[Math] Can an algorithm be faster than O(1)

algorithmscomputational complexity

This week we had a bright interviewee who claimed that array has constant search time and map has even faster than that search time. Now to me if some algorithm has O(1) time complexity the only way for another equivalent algorithm to be faster is to have a smaller constant coefficient in O(1) estimate (like one algorithm takes at most 230 primitive operations and another takes at most 50 primitive operations and is therefore faster although both have O(1) complexity).

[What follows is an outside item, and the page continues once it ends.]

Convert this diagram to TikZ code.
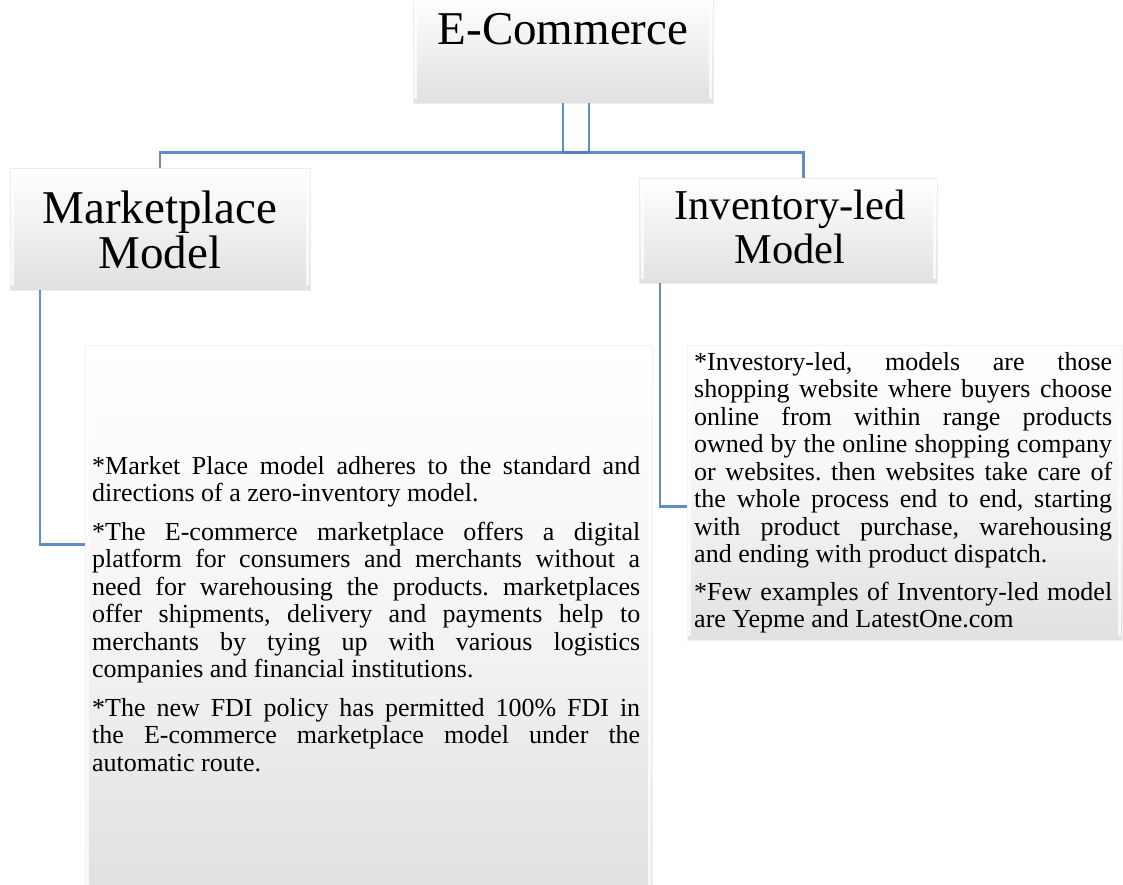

Is it possible for an algorithm to be faster than O(1) except having a smaller coefficient in the estimate?

Best Answer

It is both reasonable and common to assume that any algorithm needs at least a positive constant amount of time for every input. For example, any useful algorithm should answer something (e.g. YES/NO or some number, string, etc.), and it is reasonable to assume that doing so takes at least some constant amount of time. Under this assumption, no algorithm can have a subconstant time complexity.

(In actual computers, this constant minimum amount of time may become smaller by advance in science and technology, but no matter how fast computers become, it is still there as a constant which does not depend on the input size.)

Vhailor comments that a hypothetical algorithm which waits 1/n seconds, where n is the input length, would satisfy the condition. The argument in the above assumes that no such algorithm exists. To justify this, I would argue that it is unreasonable to assume that a machine can wait 1/n seconds for arbitrary large n, because that would require faster and faster information processing as n grows.

Sometimes you may hear “subconstant-time operations,” but before it freaks you out, check what it really means. Usually, it means that the required time divided by some other parameter is subconstant, not that the time itself is subconstant.